The probability generating function (p.g.f.) for (or of) $X$ is denoted $\Pi_X \left({s}\right)$ and defined as:

$\Pi_X \left({s}\right) = E \left({s^X}\right)$

where:

The $\LaTeX$ code for $\Pi_X \left({s}\right)$ is \Pi_X \left({s}\right).

Let $\left({S, \times}\right)$ be an algebraic structure where the operation $\times$ is an operation derived from, or arising from, the multiplication operation on the natural numbers.

Let $\left({a_1, a_2, \ldots, a_n}\right) \in S^n$ be an ordered $n$-tuple in $S$.

Then the composite is called the product of $\left({a_1, a_2, \ldots, a_n}\right)$, and is written:

$\displaystyle \prod_{j=1}^n a_j = \left({a_1 \times a_2 \times \cdots \times a_n}\right)$

Alternatively:

$\displaystyle \prod_{1 \le j \le n} a_j = \left({a_1 \times a_2 \times \cdots \times a_n}\right)$

If $\Phi \left({j}\right)$ is a propositional function of $j$, then we can write:

$\displaystyle \prod_{\Phi \left({j}\right)} a_j = \text{ The product of all } a_j \text{ such that } \Phi \left({j}\right) \text{ holds}$.

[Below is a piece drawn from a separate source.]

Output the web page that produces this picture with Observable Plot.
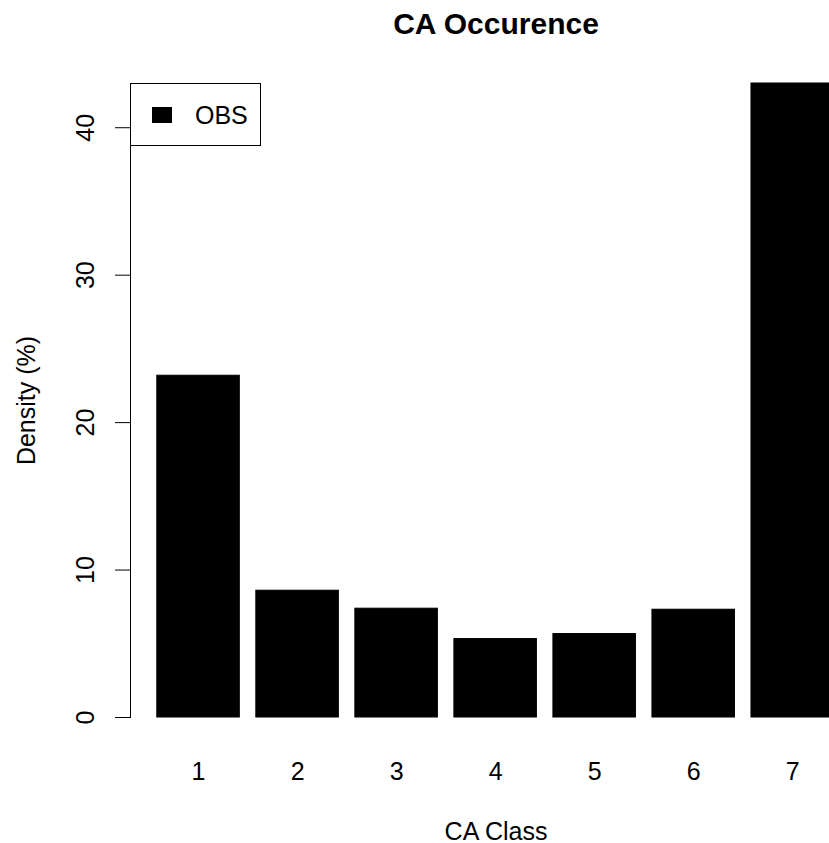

The $\LaTeX$ code for $\displaystyle \prod_{j=1}^n a_j$ is \displaystyle \prod_{j=1}^n a_j.

The $\LaTeX$ code for $\displaystyle \prod_{1 \le j \le n} a_j$ is \displaystyle \prod_{1 \le j \le n} a_j.

The $\LaTeX$ code for $\displaystyle \prod_{\Phi \left({j}\right)} a_j$ is \displaystyle \prod_{\Phi \left({j}\right)} a_j.